Tillman is a sharp, incisive songwriter, and there are insightful revelations about love and relationships embedded in many of the songs here. Some focus wistfully on love in the past tense, on romantic entanglements that can only be fully understood once their fire has been stamped out. Tillman halfheartedly pleads for an old flame to embrace him again while simultaneously acknowledging that their time has passed on the jazzy “Kiss Me (I Loved You),” a measured track that, at first, sounds as if it was recorded inside an upright bass before giving way to soulful arrangement of harmonica, cymbals, and piano.

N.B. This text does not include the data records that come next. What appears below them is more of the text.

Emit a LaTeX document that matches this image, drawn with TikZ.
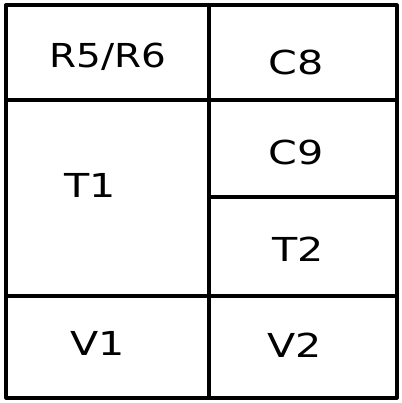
\documentclass[tikz,border=0pt]{standalone}
\usepackage{fontspec}
\setmainfont{DejaVu Sans}
\begin{document}
\begin{tikzpicture}[x=1pt,y=1pt,
  grid/.style={line width=3.2pt, line cap=round, line join=round},
  lab/.style={font=\fontsize{33}{33}\selectfont, inner sep=0pt}]
\useasboundingbox (0,0) rectangle (401,403);
\draw[grid] (6,398) rectangle (397,5);
\draw[grid] (209,398) -- (209,5);
\draw[grid] (6,303) -- (397,303);
\draw[grid] (209,206) -- (397,206);
\draw[grid] (6,107) -- (397,107);
\node[lab] (r) at (108,346) {\scalebox{1.18}[1]{R5/R6}};
\node[lab] (c8) at (296,341) {\scalebox{1.25}[1]{C8}};
\node[lab] (c9) at (296,251) {\scalebox{1.25}[1]{C9}};
\node[lab] (t1) at (90,218) {\scalebox{1.25}[1]{T1}};
\node[lab] (t2) at (298,154) {\scalebox{1.25}[1]{T2}};
\node[lab] (v1) at (98,60) {\scalebox{1.25}[1]{V1}};
\node[lab] (v2) at (295,58) {\scalebox{1.25}[1]{V2}};
\end{tikzpicture}
\end{document}
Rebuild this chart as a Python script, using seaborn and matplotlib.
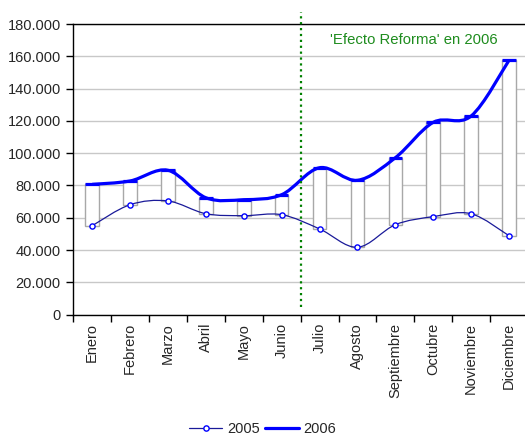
import numpy as np
import pandas as pd
import seaborn as sns
import matplotlib.pyplot as plt
from matplotlib.path import Path
from matplotlib.patches import PathPatch
from matplotlib.lines import Line2D
from matplotlib.ticker import FuncFormatter, FixedLocator

# Data
meses = ["Enero", "Febrero", "Marzo", "Abril", "Mayo", "Junio", "Julio",
         "Agosto", "Septiembre", "Octubre", "Noviembre", "Diciembre"]
v2005 = [55100, 68100, 70400, 62500, 61300, 61900, 53100, 41700, 55700, 60700, 62500, 48900]
v2006 = [80700, 82800, 89400, 72400, 71200, 74300, 91000, 83200, 97200, 119100, 123000, 157500]
y_ticks = [0, 20000, 40000, 60000, 80000, 100000, 120000, 140000, 160000, 180000]

df = pd.DataFrame({"mes": meses, "x": np.arange(len(meses)), "v2005": v2005, "v2006": v2006})


def smooth_path(xs, ys):
    # Bezier path through the points (Excel-like smoothed line)
    pts = np.column_stack([xs, ys]).astype(float)
    verts = [pts[0]]
    codes = [Path.MOVETO]
    n = len(pts)
    for i in range(n - 1):
        p0 = pts[i - 1] if i > 0 else pts[i]
        p1 = pts[i]
        p2 = pts[i + 1]
        p3 = pts[i + 2] if i + 2 < n else pts[i + 1]
        c1 = p1 + (p2 - p0) / 6.0
        c2 = p2 - (p3 - p1) / 6.0
        verts += [c1, c2, p2]
        codes += [Path.CURVE4] * 3
    return Path(verts, codes)


sns.set_theme(style="white")
plt.rcParams["font.family"] = ["Liberation Sans", "DejaVu Sans"]

fig = plt.figure(figsize=(5.25, 4.37), dpi=100)
ax = fig.add_axes([0.1396, 0.280, 0.866, 0.665])

ax.set_xlim(-0.5, 11.5)
ax.set_ylim(0, 180000)
ax.set_yticks(y_ticks)
ax.yaxis.set_major_formatter(FuncFormatter(lambda v, p: f"{int(v):,}".replace(",", ".")))
ax.grid(axis="y", color="#c8c8c8", lw=1.0, zorder=0)
ax.set_axisbelow(True)

# up/down bars between 2005 and 2006
ax.bar(df["x"], df["v2006"] - df["v2005"], bottom=df["v2005"], width=0.36,
       color="white", edgecolor="#a8a8a8", lw=1.0, zorder=2)

# 2005 smoothed thin line + markers
ax.add_patch(PathPatch(smooth_path(df["x"], df["v2005"]), fill=False,
                       edgecolor="#1a1a99", lw=0.9, zorder=3))
sns.scatterplot(data=df, x="x", y="v2005", ax=ax, marker="o", s=14,
                facecolor="white", edgecolor="#0000ff", linewidth=1.0, zorder=4, legend=False)

# 2006 smoothed thick line + flat tops over bars
ax.add_patch(PathPatch(smooth_path(df["x"], df["v2006"]), fill=False,
                       edgecolor="#0000ff", lw=2.3, zorder=3, capstyle="butt"))
ax.hlines(df["v2006"], df["x"] - 0.18, df["x"] + 0.18, color="#0000ff", lw=2.3, zorder=4)

# green dotted separator
ax.plot([5.5, 5.5], [4900, 187400], ls=":", color="#008000", lw=1.6, clip_on=False, zorder=5)
ax.text(8.5, 170000, "'Efecto Reforma' en 2006", color="#1e8c1e", fontsize=10.7,
        ha="center", va="center")

# ticks
ax.xaxis.set_major_locator(FixedLocator(np.arange(-0.5, 12, 1)))
ax.xaxis.set_minor_locator(FixedLocator(np.arange(12)))
ax.set_xticklabels([], minor=False)
ax.set_xticklabels(meses, minor=True, rotation=90, fontsize=10.5)
ax.tick_params(axis="x", which="major", direction="out", length=5, width=1, color="black", bottom=True)
ax.tick_params(axis="x", which="minor", length=0, pad=6, bottom=True)
ax.tick_params(axis="y", direction="out", length=5, width=1, color="black", labelsize=10.5, pad=4, left=True)
ax.set_xlabel("")
ax.set_ylabel("")
for s in ax.spines.values():
    s.set_color("black")
    s.set_linewidth(1.0)

handles = [
    Line2D([], [], color="#1a1a99", lw=0.9, marker="o", ms=3.8, mfc="white", mec="#0000ff", mew=1.0),
    Line2D([], [], color="#0000ff", lw=2.3),
]
fig.legend(handles, ["2005", "2006"], loc="center", bbox_to_anchor=(0.5, 0.018), ncol=2,
           frameon=False, fontsize=10.5, handlelength=2.3, handletextpad=0.3, columnspacing=0.4)

fig.savefig("out.png", dpi=100)
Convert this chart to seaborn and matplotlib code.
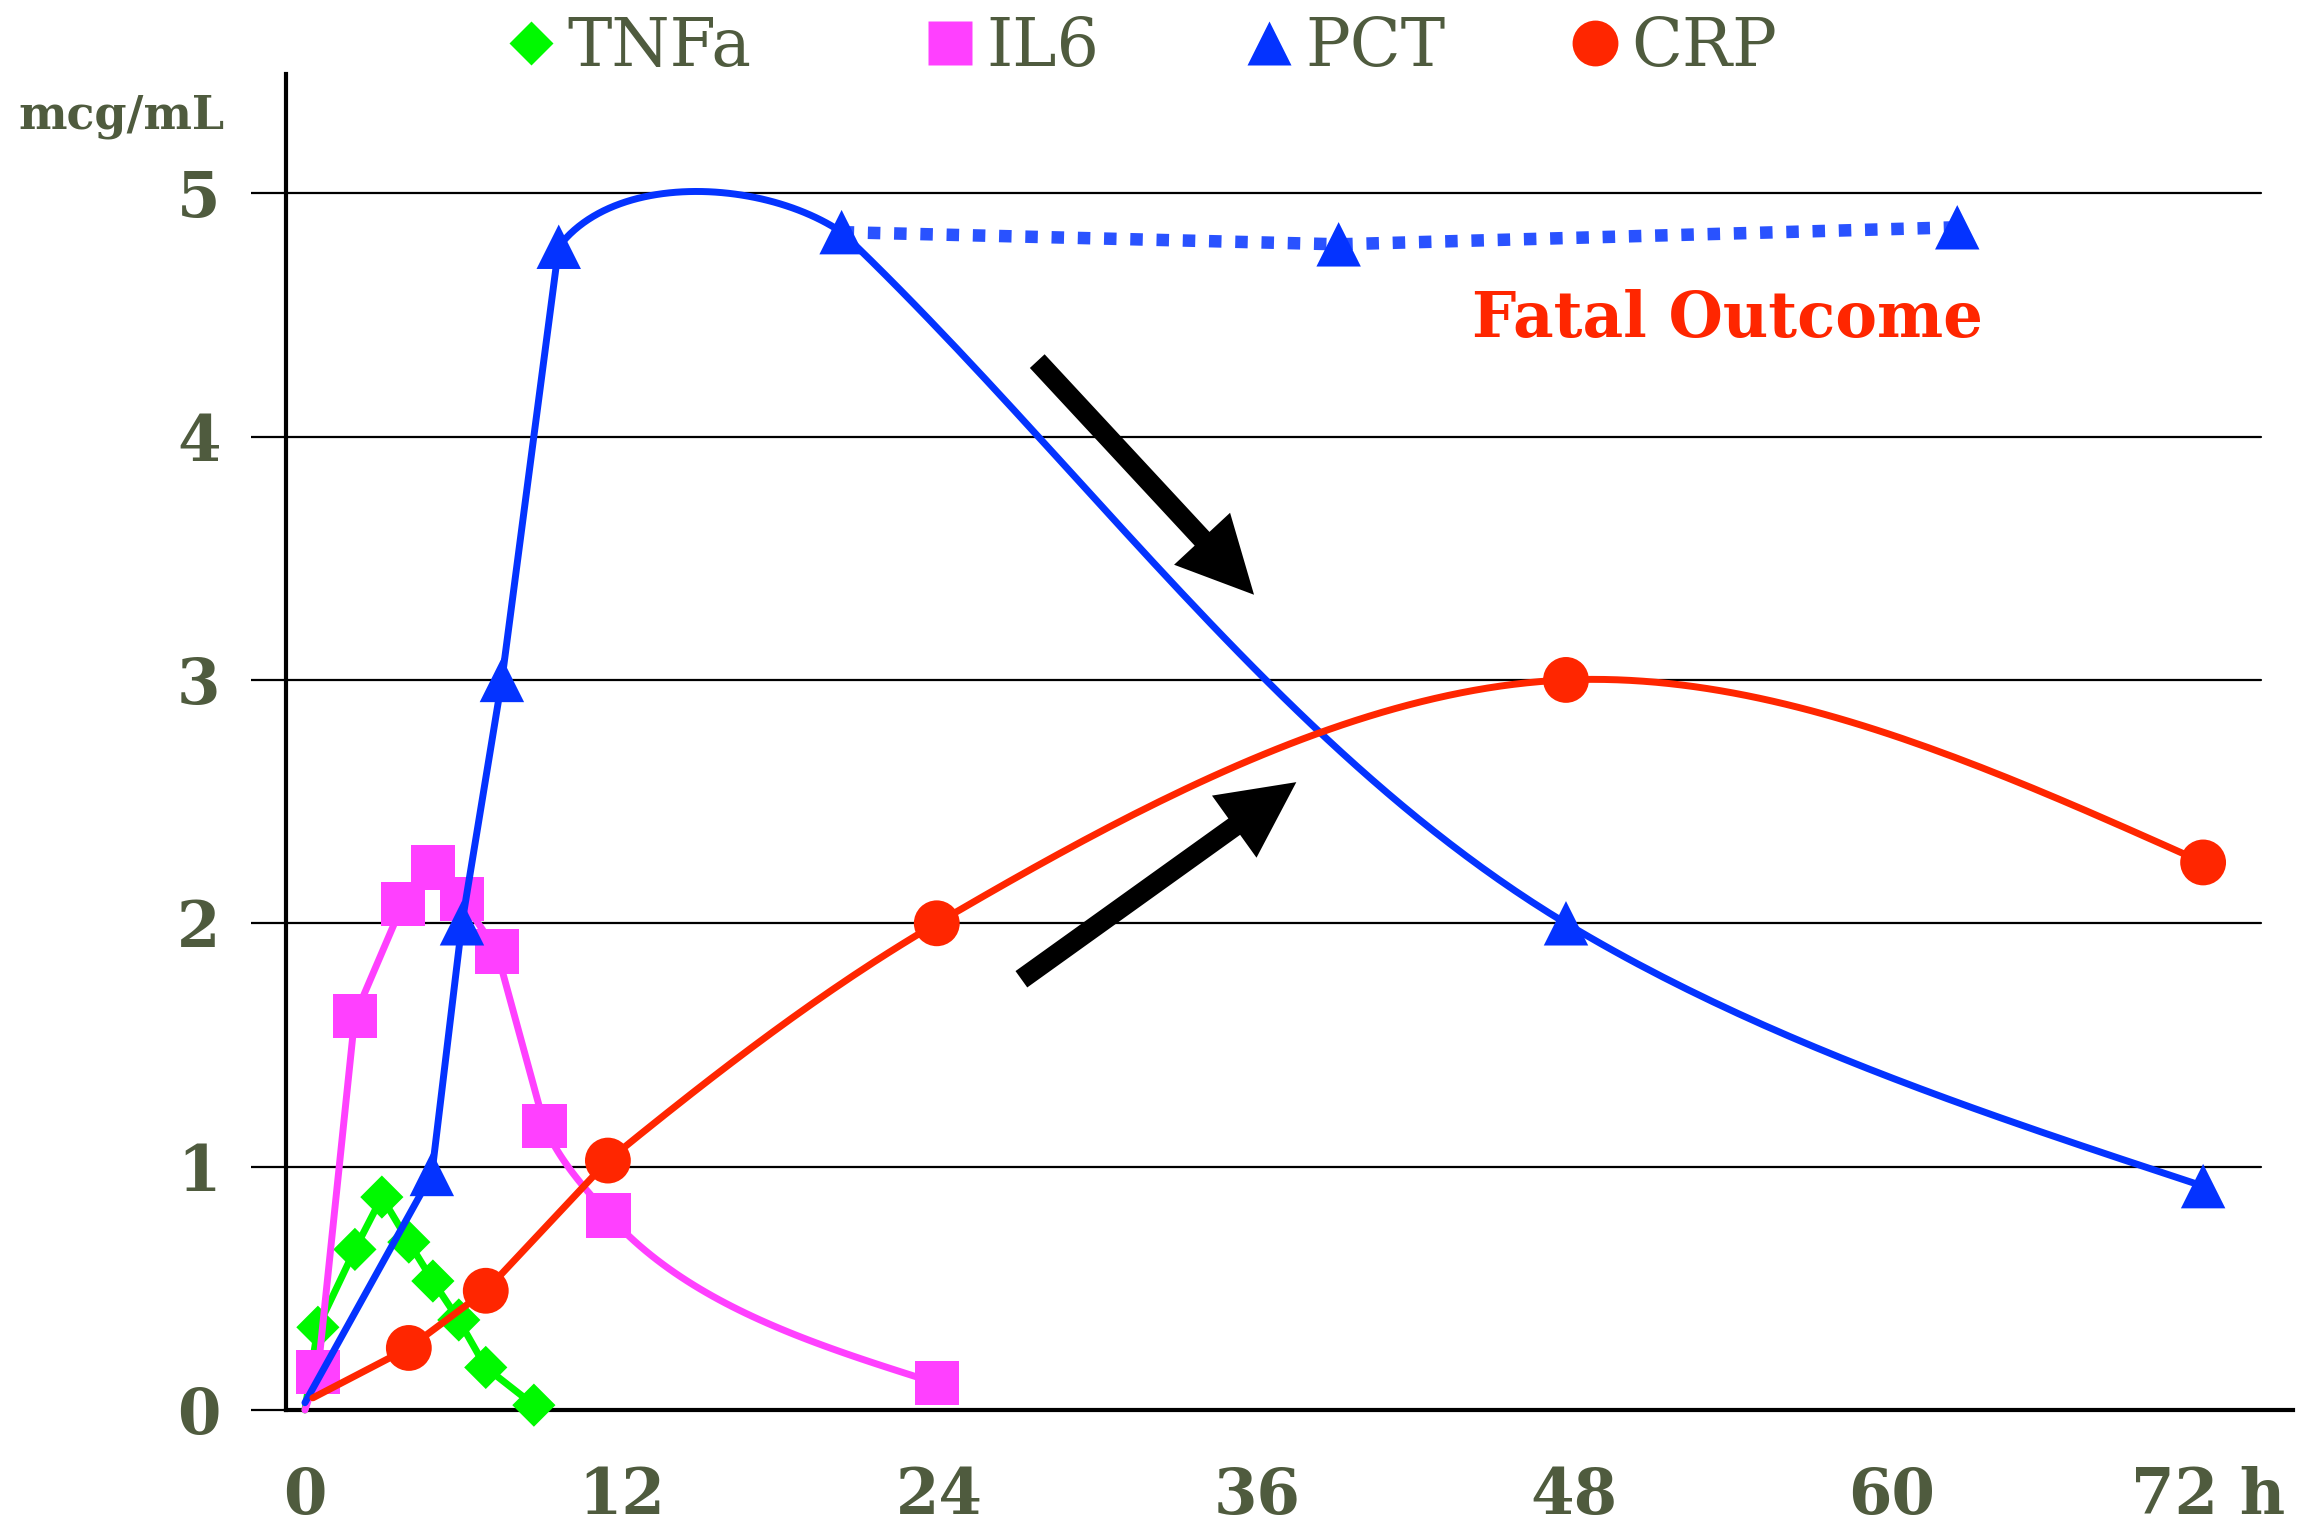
import numpy as np
import matplotlib
matplotlib.use("Agg")
import matplotlib.pyplot as plt
from matplotlib.lines import Line2D
import seaborn as sns

# --- data (hours, mcg/mL) ---
# first entry of each series is the unmarked start of the line
tnf_hours = [0.0, 0.49, 1.89, 2.91, 3.93, 4.84, 5.82, 6.84, 8.66]
tnf_vals = [0.0, 0.34, 0.66, 0.875, 0.69, 0.53, 0.37, 0.175, 0.02]

il6_hours = [0.0, 0.49, 1.89, 3.7, 4.84, 5.94, 7.26, 9.07, 11.49, 23.9]
il6_vals = [0.0, 0.157, 1.62, 2.08, 2.23, 2.10, 1.885, 1.166, 0.80, 0.11]

pct_hours = [0.0, 4.8, 5.94, 7.45, 9.6, 20.3, 47.7, 71.8]
pct_vals = [0.03, 0.97, 2.0, 3.0, 4.78, 4.84, 2.0, 0.92]

# PCT in the fatal cases (dotted)
pct_fatal_hours = [20.3, 39.1, 62.5]
pct_fatal_vals = [4.84, 4.79, 4.86]

crp_hours = [0.3, 3.93, 6.84, 11.46, 23.9, 47.7, 71.8]
crp_vals = [0.05, 0.255, 0.49, 1.025, 2.0, 3.0, 2.25]

x_ticks = [0, 12, 24, 36, 48, 60, 72]
x_tick_labels = ["0", "12", "24", "36", "48", "60", "72 h"]
y_ticks = [0, 1, 2, 3, 4, 5]
y_tick_labels = ["0", "1", "2", "3", "4", "5"]

GREEN = "#00F900"
PINK = "#FF40FF"
BLUE = "#0433FF"
BLUE_DOT = "#2952FF"
RED = "#FF2600"
OLIVE = "#4F5B3E"

sns.set_style("white")
plt.rcParams["font.family"] = ["DejaVu Serif"]

fig = plt.figure(figsize=(23.15, 15.25), dpi=100)
ax = fig.add_axes([0.1235, 0.0754, 0.8670, 0.8761])
ax.set_xlim(-0.72, 75.2)
ax.set_ylim(0, 5.49)


def unit(v):
    return v / np.linalg.norm(v)


def smooth(xs, ys, run=None, corners=(), n=50):
    # straight segments, except the index range `run` which is drawn as a
    # smoothed bezier curve (screen space) like the original chart
    P = ax.transData.transform(np.column_stack([xs, ys]).astype(float))
    if run is None:
        return np.asarray(xs), np.asarray(ys)
    i0, i1 = run
    last = len(P) - 1
    t_in, t_out = {}, {}
    for i in range(i0, i1 + 1):
        if i == i0:
            t_out[i] = unit(P[i + 1] - P[i - 1]) if i > 0 else unit(P[i + 1] - P[i])
        elif i == i1:
            if i < last:
                t_in[i] = unit(P[i + 1] - P[i - 1])
        else:
            d0 = np.linalg.norm(P[i] - P[i - 1])
            d1 = np.linalg.norm(P[i + 1] - P[i])
            m = (P[i] - P[i - 1]) / d0 - (P[i + 1] - P[i - 1]) / (d0 + d1) + (P[i + 1] - P[i]) / d1
            t_in[i] = t_out[i] = m
            if i in corners:
                t_in[i] = unit(P[i + 1] - P[i - 1])
                t_out[i] = unit(P[i + 1] - P[i])
    t = np.linspace(0, 1, n)[1:, None]
    out = [P[: i0 + 1]]
    for j in range(i0, i1):
        p0, p1 = P[j], P[j + 1]
        d = np.linalg.norm(p1 - p0)
        c1 = p0 + t_out[j] * d / 3
        if j + 1 in t_in:
            c2 = p1 - t_in[j + 1] * d / 3
        else:
            c2 = (c1 + p1) / 2
        out.append((1 - t) ** 3 * p0 + 3 * (1 - t) ** 2 * t * c1
                   + 3 * (1 - t) * t ** 2 * c2 + t ** 3 * p1)
    out.append(P[i1 + 1:])
    res = ax.transData.inverted().transform(np.vstack(out))
    return res[:, 0], res[:, 1]


# hours, values, colour, marker, marker size, zorder, smoothed index range, corner points
series = [
    (tnf_hours, tnf_vals, GREEN, "D", 22, 3, None, ()),
    (il6_hours, il6_vals, PINK, "s", 32, 4, (7, 9), ()),
    (pct_hours, pct_vals, BLUE, "^", 32, 5, (4, 7), (5,)),
    (crp_hours, crp_vals, RED, "o", 33, 6, (3, 6), ()),
]

for hrs, vals, col, mk, ms, z, run, corners in series:
    sx, sy = smooth(hrs, vals, run, corners)
    sns.lineplot(x=sx, y=sy, sort=False, estimator=None, color=col, lw=5,
                 ax=ax, zorder=z, clip_on=False)
    sns.scatterplot(x=hrs[1:], y=vals[1:], marker=mk, s=ms ** 2, color=col,
                    edgecolor="none", linewidth=0, ax=ax, zorder=z + 0.5, clip_on=False)

# fatal outcome PCT, dotted
sns.lineplot(x=pct_fatal_hours, y=pct_fatal_vals, sort=False, estimator=None,
             color=BLUE_DOT, lw=9, ax=ax, zorder=5)
ax.lines[-1].set_linestyle((0, (1.0, 1.1)))
ax.lines[-1].set_dash_capstyle("butt")
sns.scatterplot(x=pct_fatal_hours[1:], y=pct_fatal_vals[1:], marker="^", s=32 ** 2,
                color=BLUE, edgecolor="none", linewidth=0, ax=ax, zorder=5.5, clip_on=False)

ax.text(53.8, 4.48, "Fatal Outcome", color=RED, fontsize=45, fontweight="bold",
        ha="center", va="center")

# the two black arrows
for tail, tip in [((27.7, 4.31), (35.9, 3.35)), ((27.1, 1.77), (37.5, 2.58))]:
    ax.annotate("", xy=tip, xytext=tail,
                arrowprops=dict(arrowstyle="simple,head_length=5.5,head_width=5.5,tail_width=1.45",
                                fc="black", ec="none", shrinkA=0, shrinkB=0, mutation_scale=10),
                zorder=8)

# gridlines and axes
for v in y_ticks[1:]:
    ax.axhline(v, xmin=0, xmax=0.984, color="black", lw=1.6, zorder=1)
for side in ["top", "right"]:
    ax.spines[side].set_visible(False)
for side in ["left", "bottom"]:
    ax.spines[side].set_linewidth(3)
    ax.spines[side].set_color("black")
    ax.spines[side].set_zorder(2)

ax.set_xticks(x_ticks)
ax.set_xticklabels(x_tick_labels)
ax.set_yticks(y_ticks)
ax.set_yticklabels(y_tick_labels)
ax.tick_params(axis="y", length=25, width=1.6, color="black", pad=22, left=True)
ax.tick_params(axis="x", length=0, pad=40)
for lab in ax.get_xticklabels() + ax.get_yticklabels():
    lab.set_fontsize(45)
    lab.set_fontweight("bold")
    lab.set_color(OLIVE)
ax.set_xlabel("")
ax.set_ylabel("")
ax.grid(False)

fig.text(0.0523, 0.916, "mcg/mL", fontsize=33, fontweight="bold", color=OLIVE,
         ha="center", va="baseline")

# legend entries along the top, spaced like the original
legend_names = ["TNFa", "IL6", "PCT", "CRP"]
legend_x = [0.2207, 0.4017, 0.5395, 0.6803]
for (_, _, col, mk, ms, _, _, _), name, lx in zip(series, legend_names, legend_x):
    h = Line2D([], [], ls="none", marker=mk, ms=ms, color=col, mec="none")
    leg = fig.legend([h], [name], loc="center left", bbox_to_anchor=(lx, 0.969),
                     frameon=False, fontsize=48, labelcolor=OLIVE, handlelength=0.6,
                     handletextpad=0.25, borderpad=0, borderaxespad=0)

fig.savefig("out.png", dpi=100, facecolor="white")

Elsewhere, the seven-minute closer, “The Next 20th Century,” leaves the listener with some provocative lines to chew on: “And now things keep getting worse while staying eerily the same,” for one, is a rather perfect expression of how this century’s blunders have often felt like a return to the ills of the past, like sins repeated with a chilling monotony. It also provides some context for the sonic palette of Chloë and the Next 20th Century, which feels as if it’s been ripped from the past and revivified for modern consumption.
But the album doesn’t possess the observational heft of 2017’s Pure Comedy, a post-apocalyptic survey of America’s anxieties and lamentable cultural habits. Rather, the narratives and wordplay found on Chloë and the Next 20th Century, while at times evocative given Tillman’s way with language, are comparatively toothless and too clever by half.
The album is at its least engaging during its admittedly baggy middle stretch, beginning with the waltz “(Everything But) Her Love,” whose string section is whimsical to the point of preening. The plucky “Q4” follows a magazine scribe inclined to write about her sister’s death but whose reflections are continually passed over in favor of publishing dreck. It’s a neat enough idea that gets encased in predictable Beatles-esque production.
As the album wears on, Tillman’s commitment to traditional pop becomes increasingly stultifying. While such tracks as the showy but transcendent “Funny Girl” achieve a ravishing sweep, with horns and plucked violin driving a mid-section salvo, others like “Buddy’s Rendezvous” and “Only a Fool” fail to excite beyond their conceptual ambition. Chloë and the Next 20th Century chases love as its guiding subject but too rarely feels amorous or sensual.